У меня есть немного золотых украшений и подарок Ржевского. Если все это снести в ломбард, возможно, мне удастся собрать часть от необходимой суммы…

Но тут подруга мамы добавляет:

— Врач сказал, операцию желательно провести до конца недели. Показатели не самые лучшие по второму сосуду.

Я чувствую, что начинаю потихоньку поддаваться панике и унынию. Занять такую сумму мне просто не у кого.

— У меня есть двадцать тысяч, я готова вложиться, — заявляет деловито тетя Лида, вызывая тем самым у меня счастливую улыбку на лице.

— У меня тоже есть часть, — проговариваю, а сама уже начинаю продумывать, как действовать дальше.

Зарплату мне выдадут только в конце месяца, но это совсем не те деньги, на которые имеет смысл рассчитывать.

— Ты, деточка, подумай. Главное, не торопись, все взвесь. Я буду на связи, потому что твоя тихушница-мать предпочитает так по-тихому помереть, лишь бы тебя не расстраивать.

— Спасибо вам, — с благодарностью произношу, а у самой в груди словно ребристое лезвие провернули несколько раз.

Когда наш разговор завершается, я снова рыдаю. Гардеробщица уже приглашает в свою каморку уборщицу, и они вдвоем активно обсуждают нерадивую молодежь в моем лице: «Молодая, здоровая, а уже такая дура».

И вот крыть совершенно нечем, потому что не дура давно бы нормально устроилась, найдя себе богатого любовника, и сейчас бы не обдумывала, что из своего скудного имущества нести в ломбард, лишь бы урвать лишнюю копеечку.

— Пить хочешь?

Я оборачиваюсь и смотрю на красивую девушку в халате. Видимо, она кого-то ожидает из родных. Наверное, сегодня разрешенный для посещений день.

— Да, но у меня только карточка, а там нужны деньги, — зачем-то оправдываюсь.

— Я так и подумала, — проговаривает эта миловидная красотка, на которой нет даже и грамма косметики. — Мне мой друг разменял. Просто спас. Потому что иногда на фоне всей той пресности, которой кормят больных, хочется завыть волком. А так запрещенка спасает.

— А тебе разве можно запрещенку? Ты почему здесь?

— Да… анафилактический шок. Но не страшно, уже спасли.

— Оу, — выдаю, ужасаясь ее активности в направлении стоящего аппарата с батончиками и сладкой газировкой. — Мне просто воды.

— Я Розалия[1], — тянет девушка руку в приветствии.

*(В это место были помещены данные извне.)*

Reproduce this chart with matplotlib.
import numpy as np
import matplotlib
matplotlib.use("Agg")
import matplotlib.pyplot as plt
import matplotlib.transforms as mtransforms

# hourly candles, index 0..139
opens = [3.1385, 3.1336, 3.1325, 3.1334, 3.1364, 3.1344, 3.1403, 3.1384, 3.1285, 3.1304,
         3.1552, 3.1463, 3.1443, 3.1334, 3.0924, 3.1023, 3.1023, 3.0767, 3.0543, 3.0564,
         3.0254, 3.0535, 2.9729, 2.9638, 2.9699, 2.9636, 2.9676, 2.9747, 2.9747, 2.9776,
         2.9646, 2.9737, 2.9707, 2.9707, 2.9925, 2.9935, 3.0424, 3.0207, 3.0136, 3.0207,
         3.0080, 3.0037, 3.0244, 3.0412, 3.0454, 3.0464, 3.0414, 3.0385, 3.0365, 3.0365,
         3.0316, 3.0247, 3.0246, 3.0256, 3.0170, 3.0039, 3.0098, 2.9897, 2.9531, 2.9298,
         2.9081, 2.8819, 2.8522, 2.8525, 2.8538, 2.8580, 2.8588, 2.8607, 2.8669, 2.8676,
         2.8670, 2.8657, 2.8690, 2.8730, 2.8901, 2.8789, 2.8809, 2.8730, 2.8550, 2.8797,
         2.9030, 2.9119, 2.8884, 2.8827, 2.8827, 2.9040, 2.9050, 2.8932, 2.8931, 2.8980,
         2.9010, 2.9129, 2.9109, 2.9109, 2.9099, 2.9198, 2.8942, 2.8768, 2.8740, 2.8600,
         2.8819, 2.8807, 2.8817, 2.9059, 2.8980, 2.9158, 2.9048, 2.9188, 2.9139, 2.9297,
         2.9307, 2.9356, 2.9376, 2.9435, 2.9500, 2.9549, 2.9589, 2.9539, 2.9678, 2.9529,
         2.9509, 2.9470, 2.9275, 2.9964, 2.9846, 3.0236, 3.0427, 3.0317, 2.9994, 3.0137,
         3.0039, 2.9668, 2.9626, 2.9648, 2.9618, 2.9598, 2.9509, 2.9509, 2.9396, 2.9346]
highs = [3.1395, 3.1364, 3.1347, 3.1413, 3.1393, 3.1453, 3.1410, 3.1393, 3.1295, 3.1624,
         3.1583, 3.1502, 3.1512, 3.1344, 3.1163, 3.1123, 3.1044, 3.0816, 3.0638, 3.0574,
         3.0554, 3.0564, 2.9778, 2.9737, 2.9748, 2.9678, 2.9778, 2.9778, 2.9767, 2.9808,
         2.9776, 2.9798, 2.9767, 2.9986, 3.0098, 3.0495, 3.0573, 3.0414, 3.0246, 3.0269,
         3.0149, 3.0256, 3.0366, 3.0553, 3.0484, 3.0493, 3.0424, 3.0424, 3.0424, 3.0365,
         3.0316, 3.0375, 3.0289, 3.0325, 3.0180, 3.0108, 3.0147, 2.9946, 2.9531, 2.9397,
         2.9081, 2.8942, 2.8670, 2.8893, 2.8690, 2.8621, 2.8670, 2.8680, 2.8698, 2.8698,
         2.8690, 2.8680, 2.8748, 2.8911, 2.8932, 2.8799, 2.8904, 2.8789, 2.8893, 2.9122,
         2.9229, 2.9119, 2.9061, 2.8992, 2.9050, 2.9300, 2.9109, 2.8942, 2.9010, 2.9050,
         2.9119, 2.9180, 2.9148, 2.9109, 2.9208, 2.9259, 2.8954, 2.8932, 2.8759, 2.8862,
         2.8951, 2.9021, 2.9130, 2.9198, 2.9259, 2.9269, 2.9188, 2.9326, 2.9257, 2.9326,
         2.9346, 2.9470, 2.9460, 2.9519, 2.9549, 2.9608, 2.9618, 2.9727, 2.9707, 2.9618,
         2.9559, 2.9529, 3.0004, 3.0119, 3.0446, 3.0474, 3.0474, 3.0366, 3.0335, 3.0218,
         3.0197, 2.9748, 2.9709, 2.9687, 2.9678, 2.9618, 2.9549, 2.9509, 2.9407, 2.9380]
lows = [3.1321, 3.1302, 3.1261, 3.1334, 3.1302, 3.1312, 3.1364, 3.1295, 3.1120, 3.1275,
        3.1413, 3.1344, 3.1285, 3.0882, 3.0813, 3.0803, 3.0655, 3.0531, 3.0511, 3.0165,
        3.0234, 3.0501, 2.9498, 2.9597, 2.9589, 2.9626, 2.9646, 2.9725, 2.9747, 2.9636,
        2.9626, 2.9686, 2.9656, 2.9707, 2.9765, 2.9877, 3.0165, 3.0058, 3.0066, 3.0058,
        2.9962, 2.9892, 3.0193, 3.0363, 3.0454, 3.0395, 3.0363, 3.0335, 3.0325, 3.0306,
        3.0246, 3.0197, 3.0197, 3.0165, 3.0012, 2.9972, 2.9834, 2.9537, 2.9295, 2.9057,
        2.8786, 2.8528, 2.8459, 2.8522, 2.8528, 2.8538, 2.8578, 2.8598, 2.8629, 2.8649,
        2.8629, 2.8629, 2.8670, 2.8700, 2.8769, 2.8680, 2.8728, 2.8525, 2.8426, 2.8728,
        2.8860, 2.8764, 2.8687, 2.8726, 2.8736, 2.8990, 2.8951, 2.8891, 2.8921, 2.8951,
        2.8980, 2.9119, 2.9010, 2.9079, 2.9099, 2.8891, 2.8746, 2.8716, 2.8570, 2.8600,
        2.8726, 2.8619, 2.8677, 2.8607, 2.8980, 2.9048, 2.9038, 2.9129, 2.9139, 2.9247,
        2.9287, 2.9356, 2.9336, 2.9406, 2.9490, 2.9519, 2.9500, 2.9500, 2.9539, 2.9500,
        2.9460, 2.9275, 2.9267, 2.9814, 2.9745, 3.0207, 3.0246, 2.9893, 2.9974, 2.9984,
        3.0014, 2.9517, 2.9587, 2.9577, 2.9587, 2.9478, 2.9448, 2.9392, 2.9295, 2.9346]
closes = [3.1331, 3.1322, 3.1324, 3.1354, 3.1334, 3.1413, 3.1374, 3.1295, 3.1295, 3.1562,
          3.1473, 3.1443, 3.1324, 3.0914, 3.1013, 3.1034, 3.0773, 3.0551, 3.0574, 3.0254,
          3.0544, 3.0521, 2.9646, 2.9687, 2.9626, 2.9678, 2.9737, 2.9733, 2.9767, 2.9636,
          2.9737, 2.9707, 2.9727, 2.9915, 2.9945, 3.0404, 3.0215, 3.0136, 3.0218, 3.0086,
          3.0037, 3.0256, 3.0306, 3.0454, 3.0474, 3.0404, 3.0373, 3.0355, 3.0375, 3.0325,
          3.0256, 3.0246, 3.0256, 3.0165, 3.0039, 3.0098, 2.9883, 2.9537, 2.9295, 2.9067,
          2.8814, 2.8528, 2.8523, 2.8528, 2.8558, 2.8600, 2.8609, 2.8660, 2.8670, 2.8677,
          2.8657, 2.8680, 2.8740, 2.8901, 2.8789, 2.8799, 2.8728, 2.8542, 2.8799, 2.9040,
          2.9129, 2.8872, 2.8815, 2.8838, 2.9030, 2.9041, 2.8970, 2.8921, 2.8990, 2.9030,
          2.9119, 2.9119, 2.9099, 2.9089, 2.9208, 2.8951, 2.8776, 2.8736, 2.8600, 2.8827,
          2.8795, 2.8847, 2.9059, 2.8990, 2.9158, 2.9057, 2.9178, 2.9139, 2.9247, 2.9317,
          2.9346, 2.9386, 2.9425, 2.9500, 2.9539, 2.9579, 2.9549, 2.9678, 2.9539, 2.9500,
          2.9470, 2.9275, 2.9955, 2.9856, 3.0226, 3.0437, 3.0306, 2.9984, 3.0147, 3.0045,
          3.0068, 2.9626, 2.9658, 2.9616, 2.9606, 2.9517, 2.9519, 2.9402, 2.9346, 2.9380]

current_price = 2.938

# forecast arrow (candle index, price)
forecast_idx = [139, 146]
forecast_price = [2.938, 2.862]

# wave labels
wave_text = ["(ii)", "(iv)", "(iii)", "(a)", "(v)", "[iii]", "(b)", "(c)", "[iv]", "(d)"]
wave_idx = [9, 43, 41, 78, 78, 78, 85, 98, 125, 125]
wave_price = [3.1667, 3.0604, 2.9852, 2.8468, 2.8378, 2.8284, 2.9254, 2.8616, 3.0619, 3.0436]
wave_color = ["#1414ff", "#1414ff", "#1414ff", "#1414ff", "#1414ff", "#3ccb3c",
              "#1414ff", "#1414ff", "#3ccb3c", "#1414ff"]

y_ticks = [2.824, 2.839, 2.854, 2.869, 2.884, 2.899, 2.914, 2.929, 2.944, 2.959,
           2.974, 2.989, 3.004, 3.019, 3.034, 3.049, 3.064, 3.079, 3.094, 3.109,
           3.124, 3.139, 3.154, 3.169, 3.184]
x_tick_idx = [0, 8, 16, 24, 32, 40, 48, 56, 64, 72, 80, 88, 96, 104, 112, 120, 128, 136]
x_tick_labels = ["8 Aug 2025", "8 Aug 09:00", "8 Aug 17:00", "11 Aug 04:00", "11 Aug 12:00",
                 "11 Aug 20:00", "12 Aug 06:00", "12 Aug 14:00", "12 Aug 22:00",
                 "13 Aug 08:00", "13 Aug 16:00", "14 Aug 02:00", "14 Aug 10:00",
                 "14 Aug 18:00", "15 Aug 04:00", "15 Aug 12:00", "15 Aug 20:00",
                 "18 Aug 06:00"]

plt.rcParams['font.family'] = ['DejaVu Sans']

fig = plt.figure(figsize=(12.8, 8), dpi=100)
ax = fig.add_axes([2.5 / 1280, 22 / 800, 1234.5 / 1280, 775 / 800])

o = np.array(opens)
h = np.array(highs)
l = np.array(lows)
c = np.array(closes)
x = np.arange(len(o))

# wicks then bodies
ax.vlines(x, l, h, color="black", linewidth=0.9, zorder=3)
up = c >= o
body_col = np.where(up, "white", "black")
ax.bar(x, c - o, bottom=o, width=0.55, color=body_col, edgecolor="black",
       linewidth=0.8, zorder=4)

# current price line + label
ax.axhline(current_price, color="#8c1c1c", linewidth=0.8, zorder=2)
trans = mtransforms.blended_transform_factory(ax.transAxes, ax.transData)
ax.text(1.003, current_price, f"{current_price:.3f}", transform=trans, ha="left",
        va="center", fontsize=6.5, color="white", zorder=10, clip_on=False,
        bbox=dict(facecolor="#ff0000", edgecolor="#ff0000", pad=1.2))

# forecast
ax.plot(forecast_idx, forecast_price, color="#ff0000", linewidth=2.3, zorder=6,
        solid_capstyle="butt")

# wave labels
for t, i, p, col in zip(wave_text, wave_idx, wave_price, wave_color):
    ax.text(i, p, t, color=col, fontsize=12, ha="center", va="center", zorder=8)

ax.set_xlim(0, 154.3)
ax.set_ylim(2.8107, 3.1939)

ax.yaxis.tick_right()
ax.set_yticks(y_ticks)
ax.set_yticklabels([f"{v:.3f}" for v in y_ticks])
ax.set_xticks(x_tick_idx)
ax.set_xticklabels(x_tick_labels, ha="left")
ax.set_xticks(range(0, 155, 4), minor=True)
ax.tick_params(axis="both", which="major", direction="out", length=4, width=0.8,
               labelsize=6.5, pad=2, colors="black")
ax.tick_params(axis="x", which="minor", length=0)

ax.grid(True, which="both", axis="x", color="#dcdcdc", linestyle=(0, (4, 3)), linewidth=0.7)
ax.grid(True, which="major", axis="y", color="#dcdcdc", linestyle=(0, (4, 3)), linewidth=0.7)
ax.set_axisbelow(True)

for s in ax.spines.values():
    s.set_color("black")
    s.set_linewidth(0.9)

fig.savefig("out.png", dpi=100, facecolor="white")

Я отвечаю на ее жест, и мы какое-то время смотрим друг на друга.

— Владислава.

— Кто же тебя так? — кивает девушка на мой фингал в пол-лица.

— Сама… спасалась от возможного насильника, — хмыкаю, и почему-то на мгновение настроение улучшается.

— И как насильник? Ему никто ребра не пересчитал?

— Нет. Жив и здоров. И даже не травмирован.

— Это ты зря, надо было его приложить, а не самой подставляться.

А потом она встает и идет по направлению к аппарату.

Никогда бы не подумала, что вода из пластика может быть такой вкусной, или просто я настолько сегодня обесточена и уже чувствую легкую степень обезвоживания? Непонятно. Пью и наслаждаюсь. А еще радуюсь, что у Матецкого ничего не вышло. И что мама жива. И если я напрягу мозги, то найду выход, как помочь близкому человеку.

— Спасибо тебе, — благодарю Розалию.

— Не за что. Ко мне пришли, мне пора.

Я киваю и провожаю девушку взглядом. К моему удивлению, ее посетитель совсем необычный ухажер. Хотя и весьма мажористого вида. И почему-то на душе становится гадко, ведь я нахожу что-то общее у этого парня и Матецкого.

___________

[1] Розалия – героиня романа «Сводные. Шип и Роза»

6. Глава 6

Два дня я отсиживаюсь дома. Лечу свой фонарь под глазом. Не хожу на работу и прикидываю по деньгам, как спасать ситуацию. Катастрофическую, на мой взгляд.